En el acta de la Independencia, transcripta más arriba, quedó asentado que los diputados declaraban que se investían “del alto carácter de una Nación libre e independiente del Rey Fernando VII, sus sucesores y metrópoli”. Así redactado, el texto no dejaba fuera de carrera a otras monarquías interesadas en sustituir a la Corona española, posibilidad latente que lastimaba la susceptibilidad de quienes no estaban de acuerdo con dejar abierta dicha eventualidad.
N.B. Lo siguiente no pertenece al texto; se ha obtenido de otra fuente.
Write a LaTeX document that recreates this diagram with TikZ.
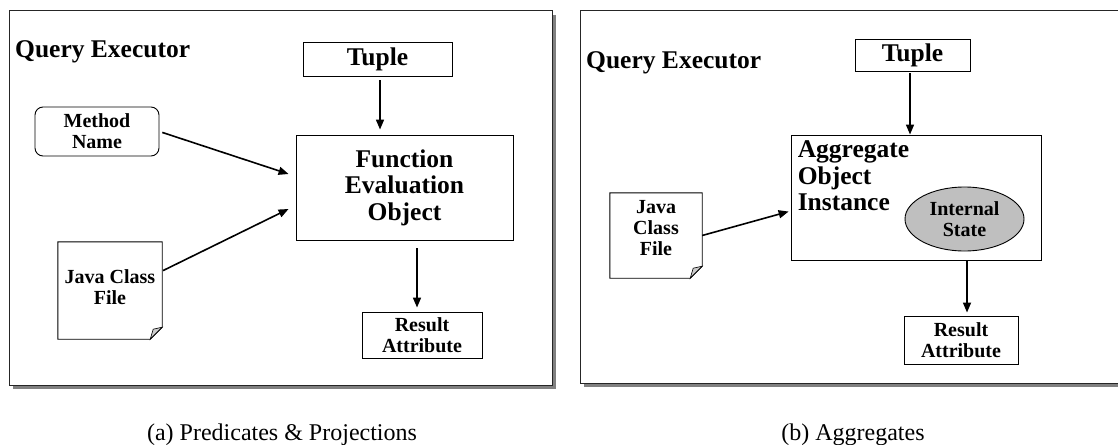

La omisión planteada daba pie al insistente rumor de que los congresales –supuestamente influidos por Belgrano y Pueyrredón, según algunas versiones echadas a rodar- estaban dispuestos a crear una monarquía para luego ofrecer la corona a la casa real portuguesa.
Los miembros del Congreso advirtieron a tiempo que si no se despejaba la incertidumbre planteada en torno a esa delicada cuestión, se pondría en riesgo la precaria unidad de criterio lograda con la declaración de la independencia, trabajosamente conseguida. Por ese motivo, el 19 de julio se aprobó un agregado a la fórmula de juramento que rezaba: “y de toda otra dominación extranjera”, propuesta por el congresal Serrano, pero impulsado vivamente por los representantes de Córdoba.